Monolith, which already sells replacement parts for gadgets made out of wood, thinks wood could come back if a company big enough had the corporate will to do it.

"People try to talk up woodmaking and furniture making as if it's a mystical talent," Tolman argues. "There's some truth to that, but it's not as unattainable as some people make it out to be. If a big company was willing to put the resources into making the mass manufacturing of wood gadgets possible again, it would be attainable."

But Apple is not going to suddenly decide to make an iPhone out of bird's-eye maple or etimoe. Nor is any other big manufacturer going to invest in wood this way. Unlike glass and aluminum, wood is not a material that we, as consumers, believe the future can be constructed from. Gadget companies would have us believe that technology is the essence of the future. How can the future be made of wood?

This is the spiritual disconnect of using wood in technology. For most of us today, veneering a laptop or paneling a tablet in wood is as absurd as trying to build a spaceship out of planks. But is it really? Why should wood be such an absurd material to build the future out of?

It's certainly environmentally viable. For every one tree a company like Vers Audio uses to build their speakers, they plant a hundred in partnership with the Arbor Day Foundation, and wood that doesn't find its way into a finished product can be turned into particle board.

Once more, it comes down to wood's sum and substance. Wood is alive. It becomes old. It has history and character. These are qualities our vision of the future cannot accommodate. The future must always be impossibly bright and shiny and just beyond the farthest stretch of our fingertips. Wood? Its essence is in being touched, a fact that Monolith capitalizes upon.

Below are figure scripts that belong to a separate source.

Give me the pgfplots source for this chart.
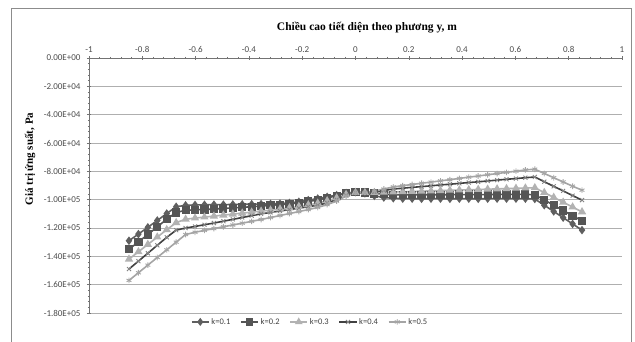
\documentclass[border=0pt]{standalone}
\usepackage{pgfplots}
\usepackage{pgfplotstable}
\pgfplotsset{compat=1.18}
\usepackage{fontspec}
\setmainfont{Liberation Serif}
\newfontfamily\carlito{Carlito}
\definecolor{cA}{RGB}{95,95,95}
\definecolor{cB}{RGB}{85,85,85}
\definecolor{cC}{RGB}{178,178,178}
\definecolor{cD}{RGB}{65,65,65}
\definecolor{cE}{RGB}{165,165,165}
\definecolor{gridc}{RGB}{175,175,175}
\pgfplotstableread{
x a b c d e
-0.85 -129000 -135000 -142000 -149000 -157000
-0.8146 -124300 -129800 -136800 -143400 -151600
-0.7792 -119500 -124600 -131600 -137800 -146200
-0.7438 -114700 -119200 -126400 -132200 -140800
-0.7083 -109800 -113800 -121200 -126600 -135400
-0.6729 -105000 -109000 -116200 -121500 -130000
-0.6375 -104000 -107500 -113800 -120000 -124600
-0.6021 -103700 -107200 -113000 -118900 -123000
-0.5667 -103600 -106900 -112300 -117700 -121700
-0.5313 -103500 -106600 -111600 -116500 -120400
-0.4958 -103500 -106200 -110900 -115200 -119100
-0.4604 -103400 -105800 -110200 -113900 -117900
-0.425 -103300 -105400 -109500 -112600 -116600
-0.3896 -103200 -105000 -108800 -111300 -115300
-0.3542 -103100 -104500 -108100 -110000 -114000
-0.3188 -103000 -104000 -107400 -109000 -112600
-0.2833 -102800 -103500 -106600 -108000 -111200
-0.2479 -102300 -103000 -105800 -107000 -109800
-0.2125 -101500 -102300 -104800 -106000 -108400
-0.1771 -100300 -101300 -103700 -105000 -107000
-0.1417 -99200 -100200 -102500 -103900 -105500
-0.1063 -98000 -98800 -100800 -102300 -103500
-0.0708 -96800 -97200 -98800 -100000 -101000
-0.0354 -95300 -95500 -96300 -97000 -97500
0 -94700 -94800 -95000 -95000 -95000
0.0354 -95500 -95000 -95000 -95000 -95000
0.0708 -97300 -95600 -95000 -94500 -94000
0.1063 -98500 -96200 -94800 -93500 -92500
0.1417 -99000 -96500 -94600 -92500 -91000
0.1771 -99300 -96500 -94400 -91900 -90100
0.2125 -99300 -96500 -94200 -91300 -89300
0.2479 -99400 -96500 -94000 -90800 -88400
0.2833 -99300 -96500 -93800 -90200 -87600
0.3188 -99300 -96500 -93600 -89600 -86700
0.3542 -99400 -96500 -93400 -89100 -85900
0.3896 -99300 -96400 -93200 -88500 -85000
0.425 -99300 -96400 -93000 -87900 -84100
0.4604 -99400 -96400 -92800 -87400 -83300
0.4958 -99300 -96400 -92600 -86800 -82400
0.5313 -99300 -96300 -92400 -86200 -81600
0.5667 -99300 -96300 -92200 -85600 -80700
0.6021 -99300 -96300 -92000 -85100 -79900
0.6375 -99300 -96300 -91800 -84500 -79000
0.6729 -99500 -96500 -91600 -84000 -78500
0.7083 -103900 -100200 -95000 -87300 -81500
0.7438 -108300 -103900 -98400 -90600 -84500
0.7792 -112700 -107600 -101800 -93800 -87500
0.8146 -117100 -111300 -105200 -97100 -90500
0.85 -121500 -115000 -108600 -100300 -93300
}\datatable
\begin{document}
\begin{tikzpicture}
\useasboundingbox (0,0) rectangle (635pt,341pt);
\fill[white] (0,0) rectangle (635pt,341pt);
\draw[black!45, line width=0.8pt] (11pt,-1pt) -- (11pt,333pt) -- (631pt,333pt) -- (631pt,-1pt);
\begin{axis}[
  at={(89pt,28pt)}, anchor=south west,
  width=533pt, height=255pt, scale only axis,
  xmin=-1, xmax=1, ymin=-180000, ymax=0,
  axis x line*=top, axis y line*=left,
  axis line style={black!55, line width=0.6pt},
  xtick={-1,-0.8,-0.6,-0.4,-0.2,0,0.2,0.4,0.6,0.8,1},
  xticklabels={-1,-0.8,-0.6,-0.4,-0.2,0,0.2,0.4,0.6,0.8,1},
  ytick={-180000,-160000,-140000,-120000,-100000,-80000,-60000,-40000,-20000,0},
  yticklabels={-1.80E+05,-1.60E+05,-1.40E+05,-1.20E+05,-1.00E+05,-8.00E+04,-6.00E+04,-4.00E+04,-2.00E+04,0.00E+00},
  scaled y ticks=false,
  minor x tick num=4, minor y tick num=4,
  tick align=center,
  major tick length=4pt, minor tick length=2.5pt,
  tick style={black!55, line width=0.5pt},
  ymajorgrids,
  major grid style={gridc, line width=0.9pt},
  ticklabel style={font=\carlito\fontsize{9}{10}\selectfont, text=black!70},
  xticklabel style={yshift=0pt},
  yticklabel style={xshift=-3pt},
  legend style={at={(0.415,-0.035)}, anchor=center, draw=none, fill=none,
    font=\carlito\fontsize{8.5}{10}\selectfont, text=black!75,
    legend columns=5,
    /tikz/every even column/.append style={column sep=8pt}},
  legend image post style={line width=1.3pt},
  every axis plot/.append style={line width=1.6pt},
]
\addplot[cA, mark=diamond*, mark size=3pt, mark options={solid}] table[x=x,y=a] {\datatable};
\addlegendentry{k=0.1}
\addplot[cB, mark=square*, mark size=3.3pt] table[x=x,y=b] {\datatable};
\addlegendentry{k=0.2}
\addplot[cC, mark=triangle*, mark size=3.2pt] table[x=x,y=c] {\datatable};
\addlegendentry{k=0.3}
\addplot[cD, mark=x, mark size=2.8pt, mark options={cE!80!black, line width=0.9pt}] table[x=x,y=d] {\datatable};
\addlegendentry{k=0.4}
\addplot[cE, mark=asterisk, mark size=2.8pt, mark options={line width=0.9pt}] table[x=x,y=e] {\datatable};
\addlegendentry{k=0.5}
\end{axis}
\node[font=\bfseries\fontsize{11.5}{13}\selectfont] at (367pt,313pt) {Chiều cao tiết diện theo phương y, m};
\node[font=\bfseries\fontsize{11}{13}\selectfont, rotate=90] at (30pt,182pt) {Giá trị ứng suất, Pa};
\end{tikzpicture}
\end{document}
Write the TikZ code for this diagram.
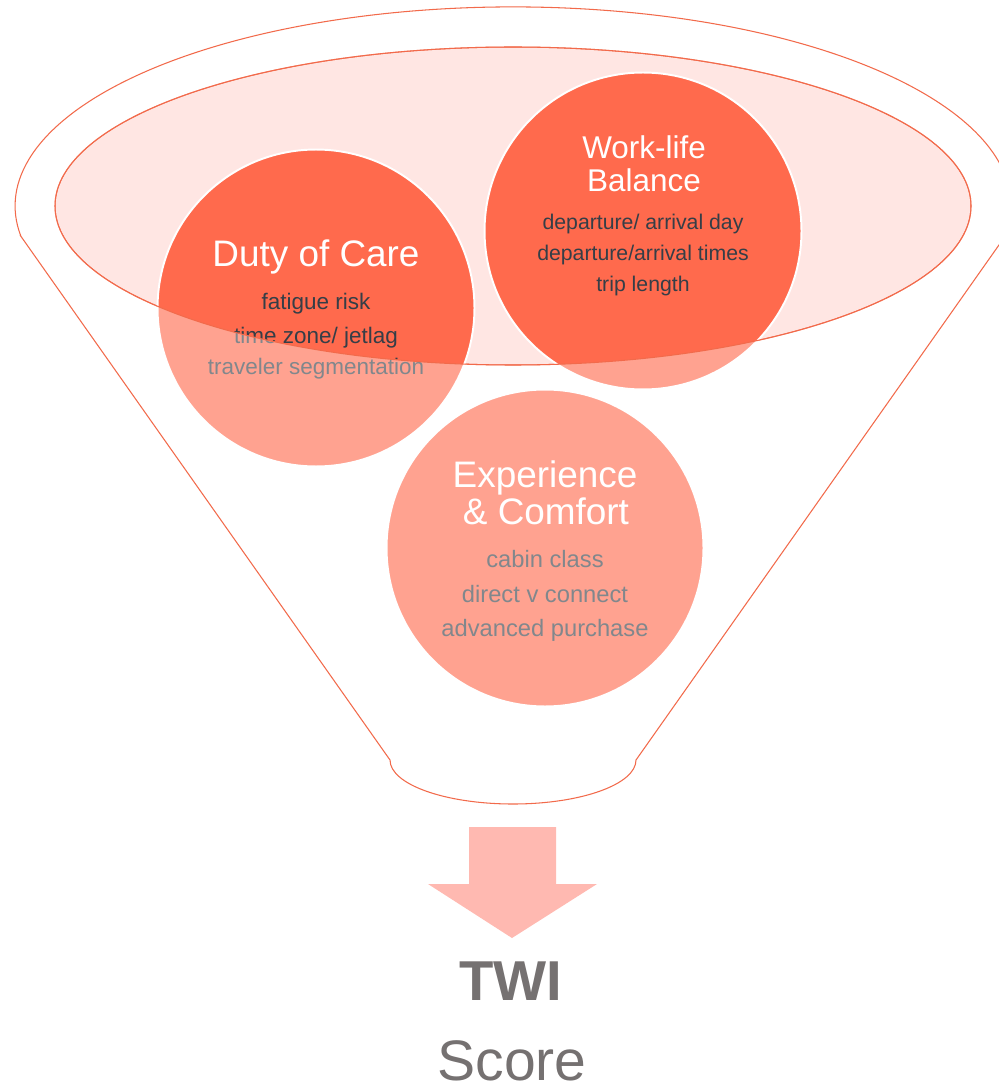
\documentclass[tikz,border=0pt]{standalone}
\usepackage{fontspec}
\setmainfont{Liberation Sans}
\definecolor{rim}{HTML}{F26A4B}
\definecolor{coral}{HTML}{FF6A4D}
\definecolor{blush}{HTML}{FFE6E3}
\definecolor{slate}{HTML}{353E47}
\definecolor{arrowpink}{HTML}{FFB9B1}
\definecolor{scoregrey}{HTML}{757171}
\tikzset{
	bubble/.style={circle,fill=coral,draw=white,line width=1.1pt,minimum size=6.34cm,inner sep=0pt},
	bubbletitle/.style={text=white,anchor=base,font=\fontsize{21}{21}\selectfont},
	bubbleitem/.style={text=slate,anchor=base,font=\fontsize{12.8}{12.8}\selectfont},
	rimline/.style={draw=rim,line width=0.6pt},
	scoretext/.style={text=scoregrey,anchor=base,inner sep=0pt},
}

\begin{document}
\begin{tikzpicture}[x=0.02cm,y=-0.02cm]
	% picture frame, one unit is one pixel of the page
	\clip (0,0) rectangle (999,1087);
	
	% inner rim of the funnel
	\def\rimx{513}
	\def\rimy{206}
	\filldraw[fill=blush,rimline] (\rimx,\rimy) ellipse [x radius=458,y radius=159];
	
	% the three bubbles
	\node[bubble] (duty) at (316,308) {};
	\node[bubble] (work) at (643,231) {};
	\node[bubble] (comfort) at (545,548) {};
	
	% Duty of Care
	\node[bubbletitle] (dutytitle) at (316,267) {Duty of Care};
	\node[bubbleitem] (duty1) at (316,310) {fatigue risk};
	\node[bubbleitem] (duty2) at (316,343) {time zone/ jetlag};
	\node[bubbleitem] (duty3) at (316,375) {traveler segmentation};
	
	% Work-life Balance
	\node[bubbletitle,font=\fontsize{17.9}{17.9}\selectfont] (worktitle1) at (644,159) {Work-life};
	\node[bubbletitle,font=\fontsize{17.9}{17.9}\selectfont] (worktitle2) at (644,192) {Balance};
	\node[bubbleitem,font=\fontsize{12.1}{12.1}\selectfont] (work1) at (643,230) {departure/ arrival day};
	\node[bubbleitem,font=\fontsize{12.1}{12.1}\selectfont] (work2) at (643,261) {departure/arrival times};
	\node[bubbleitem,font=\fontsize{12.1}{12.1}\selectfont] (work3) at (643,292) {trip length};
	
	% Experience & Comfort
	\node[bubbletitle] (comforttitle1) at (545,487) {Experience};
	\node[bubbletitle] (comforttitle2) at (546,524) {\& Comfort};
	\node[bubbleitem,font=\fontsize{13.5}{13.5}\selectfont] (comfort1) at (545,567) {cabin class};
	\node[bubbleitem,font=\fontsize{13.5}{13.5}\selectfont] (comfort2) at (545,602) {direct v connect};
	\node[bubbleitem,font=\fontsize{13.5}{13.5}\selectfont] (comfort3) at (545,636) {advanced purchase};
	
	% wash out everything below the rim
	\fill[white,fill opacity=0.38,even odd rule] (0,0) rectangle (999,1087) (\rimx,\rimy) ellipse [x radius=458,y radius=159];
	\draw[rimline] (\rimx,\rimy) ellipse [x radius=458,y radius=159];
	
	% funnel body
	\draw[rimline] (20.7,236) -- (390,760) arc[start angle=180,end angle=0,x radius=123,y radius=44]
		-- (1005.3,236) arc[start angle=8.7,end angle=-188.7,x radius=498,y radius=199] -- cycle;
	
	% block arrow down to the score
	\fill[arrowpink] (469,827) -- (556,827) -- (556,884) -- (597,884) -- (512,938) -- (428,884) -- (469,884) -- cycle;
	
	\node[scoretext,font=\bfseries\fontsize{32}{32}\selectfont] (twi) at (511,1000) {TWI};
	\node[scoretext,font=\fontsize{32.5}{32.5}\selectfont] (score) at (512,1080) {Score};
\end{tikzpicture}
\end{document}
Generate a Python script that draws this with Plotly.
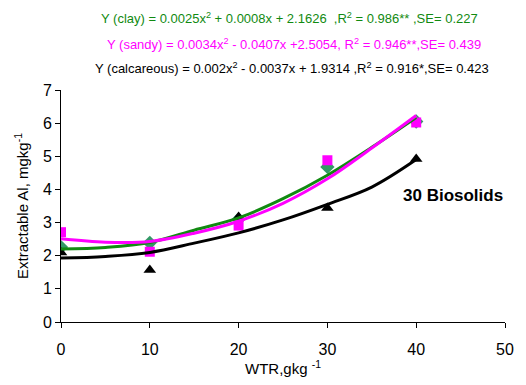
import plotly.graph_objects as go

# Observed data
wtr = [0, 10, 20, 30, 40]
clay_obs = [2.26, 2.39, 3.10, 4.68, 6.05]
sandy_obs = [2.71, 2.12, 2.91, 4.88, 6.02]
calc_obs = [2.10, 1.57, 3.17, 3.44, 4.92]

# Trend lines
fit_x = [0, 5, 10, 15, 20, 25, 30, 35, 40]
clay_fit = [2.20, 2.25, 2.40, 2.77, 3.14, 3.72, 4.43, 5.27, 6.17]
sandy_fit = [2.51, 2.41, 2.43, 2.68, 3.04, 3.58, 4.32, 5.25, 6.23]
calc_fit = [1.93, 1.98, 2.10, 2.38, 2.69, 3.08, 3.55, 4.07, 4.90]

eq_clay = "Y (clay) = 0.0025x<sup>2</sup> + 0.0008x + 2.1626  ,R<sup>2</sup> = 0.986** ,SE= 0.227"
eq_sandy = "Y (sandy) = 0.0034x<sup>2</sup> - 0.0407x +2.5054, R<sup>2</sup> = 0.946**,SE= 0.439"
eq_calc = "Y (calcareous) = 0.002x<sup>2</sup> - 0.0037x + 1.9314 ,R<sup>2</sup> = 0.916*,SE= 0.423"

GREEN = "#118a11"
DIAM = "#339966"
MAG = "#ff00ff"
BLACK = "#000000"

fig = go.Figure()
fig.add_trace(go.Scatter(x=wtr, y=clay_obs, mode="markers",
                         marker=dict(symbol="diamond", size=11, color=DIAM)))
fig.add_trace(go.Scatter(x=wtr, y=sandy_obs, mode="markers",
                         marker=dict(symbol="square", size=10, color=MAG)))
fig.add_trace(go.Scatter(x=wtr, y=calc_obs, mode="markers",
                         marker=dict(symbol="triangle-up", size=11, color=BLACK)))
fig.add_trace(go.Scatter(x=fit_x, y=calc_fit, mode="lines", line_shape="spline",
                         line=dict(color=BLACK, width=3)))
fig.add_trace(go.Scatter(x=fit_x, y=clay_fit, mode="lines", line_shape="spline",
                         line=dict(color=GREEN, width=3)))
fig.add_trace(go.Scatter(x=fit_x, y=sandy_fit, mode="lines", line_shape="spline",
                         line=dict(color=MAG, width=3)))

font = "Liberation Sans, Arial, sans-serif"
H = 385 - 90 - 62

def py(pix):
    return (322.7 - pix) / H

annots = [
    dict(text=eq_clay, x=(292 - 61) / 449, y=py(17), font=dict(color=GREEN, size=13)),
    dict(text=eq_sandy, x=(297 - 61) / 449, y=py(43), font=dict(color=MAG, size=13)),
    dict(text=eq_calc, x=(295 - 61) / 449, y=py(68), font=dict(color=BLACK, size=13)),
    dict(text="<b>30 Biosolids</b>", x=(457 - 61) / 449, y=py(196), font=dict(color=BLACK, size=17)),
]
for a in annots:
    fig.add_annotation(xref="paper", yref="paper", showarrow=False,
                       xanchor="center", yanchor="middle", **a)

fig.update_layout(
    width=526, height=385,
    margin=dict(l=61, r=16, t=90, b=62),
    paper_bgcolor="white", plot_bgcolor="white",
    showlegend=False,
    font=dict(family=font, color="black", size=16),
    xaxis=dict(range=[0, 50], tickvals=[0, 10, 20, 30, 40, 50], showgrid=False,
               zeroline=False, showline=True, linecolor="black", linewidth=1,
               ticks="outside", ticklen=5, tickcolor="black",
               tickfont=dict(size=16), ticklabelstandoff=8,
               title=dict(text="WTR,gkg <sup>-1</sup>", font=dict(size=15), standoff=4)),
    yaxis=dict(range=[0, 7], tickvals=[0, 1, 2, 3, 4, 5, 6, 7], showgrid=False,
               zeroline=False, showline=True, linecolor="black", linewidth=1,
               ticks="outside", ticklen=5, tickcolor="black",
               tickfont=dict(size=16),
               title=dict(text="Extractable Al, mgkg<sup>-1</sup>", font=dict(size=15), standoff=10)),
)

fig.write_html("out.html")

"If wood gets scratched or stained, it's part of its character. Wood gets worn just by the oils in your hands. If wood scuffs or dings, it gains a story," Tolman argues. "That's both part of wood's charm, and why many people don't like it, especially in electronics. They don't want to admit their gadgets will one day be antiques." They want it to be futuristic forever.

Despite this, there are still aficionados who crave wood in their laptops, their smartphones, their speakers, and their televisions. Wood cases and backs for smartphones and laptops are fairly popular; ASUS sells an entire series of laptops veneered in bamboo. Wood remains a popular material in audio, not just for the material's acoustic properties but also for its aesthetic. The blending of wood with technology hasn't gone away; it's just become niche.

This is a niche that companies like Vers Audio and Monolith are thriving in. "People buy Vers Audio speakers because wood is this traditional, old, visceral material, and for some of us, there's something satisfying about seeing it melded with these new, weird, anomalous materials like metal and plastic," Laituri explains.

"Wood has a history. Every piece is different, every piece was once alive. There is an emotional impact there that is profound. There's nothing that you can do with plastic to make it an emotional thing; but wood helps us connect to our devices."

If using wood in gadgets represents a future, then, it's almost a biomechanical one, in which living, organic material intermeshes with inanimate metal and bright glass. It's a vision of technology and what technology represents that takes for granted that we can be organically connected to our gadgets, and that through design the future can be intertwined with the past.

Which brings us back 40 years to Don Draper, drinking in his Upper East Side apartment, surrounded by cutting-edge gadgets ensconced in wood. It's easy to see this as the past, but it could just as easily be the future. Who says every atom that makes up the future of technology must be deader than ourselves? Who says the future can't have history?